For a valuable, evenhanded take on the subject, read the new book “The Voting Wars” by professor Richard Hasen of UC Irvine. He writes:

“The best argument against voter identification laws is not that they will have a large effect — they most likely won’t — but that such laws are unnecessary to prevent voter fraud, and in a razor-thin election we cannot dismiss the partisan ramifications of disenfranchising even a small number of voters for no good reason. This is especially true because election administrators may administer voter ID laws in a discriminatory manner.”

And every indication, every poll, predicts this will be a razor-thin election.

With many state governments in Republican hands, Democrats should be afraid that state bosses, and the local officials they influence, will team up against Obama, just as Florida election officials did against Al Gore in 2000.

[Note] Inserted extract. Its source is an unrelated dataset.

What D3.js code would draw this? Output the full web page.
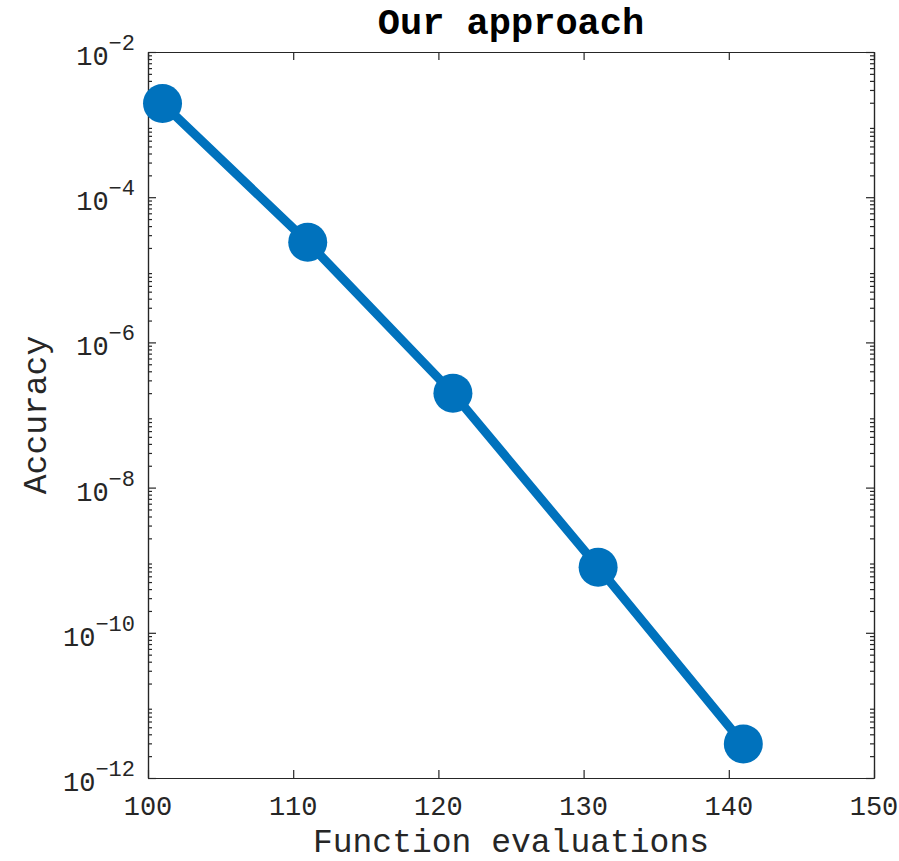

The voter laws, most of which passed last year, were the result of gains made by the Republicans when they won a majority of the nation’s state legislative seats in 2010. That election paved the way for restrictive state laws on abortion, contraception, immigration and, of special relevance this year, voting. Election laws, such as those requiring voters to show identification, have passed in 19 states, according to the Brennan Center. They include some of those where the races are tight and which may decide the election: Florida, Iowa, New Hampshire, Ohio, Wisconsin and Pennsylvania.

When Pennsylvania passed its voter ID law, the Republican-controlled House’s majority leader, Mike Turzai, listing legislators’ accomplishments, included “Voter ID, which is gonna allow Governor Romney to win the state of Pennsylvania.” Obama is leading Mitt Romney by 6.5 percent in the state, according to the Real Clear Politics average of state surveys. Whether the law will accomplish Turzai’s purpose of carrying Pennsylvania for Romney, it certainly makes voting tough for anyone without a car.

These difficulties were detailed by Linda Rhodes of Pennsylvania’s Patriot-News in a story linked from Hasen’s Election Law Blog. Rhodes explained the challenging process of getting an ID card if you’ve never had a driver’s license. You must visit the state transportation department, fill out an Application for Initial Photo Identification Card and “bring in a Social Security card and one of the following: Certificate of U.S. citizenship, certificate of naturalization or a birth certificate with a raised seal. In addition, you must bring two proofs of residency, such as lease agreements, utility bills, mortgage documents, W-2 forms or tax records.” If you’ve lost your birth certificate, it’s much more complex, requiring two trips to the transportation department office.

The Republican legislatures of the other battleground states have put up their own obstacles, all of them seemingly designed to make it hard for Obama supporters to vote, and, with the help of Republican election lawyers, to create a complicated legal morass.

This is not the kind of issue that will be covered in-depth by the rushed and financially stressed political media. It will be left to institutions such as the Brennan Center and people such as Hasen and other blogging legal scholars. Nor will there be many thorough stories on the commercials of the Special Operations OPSEC Education Fund targeting Obama’s role in the bin Laden killing. The secrecy allowed by Citizens United and related court decisions has permitted the financiers of the ads to work in secret.

Unless reporters unexpectedly do their jobs, the Republicans will succeed in their hidden campaign.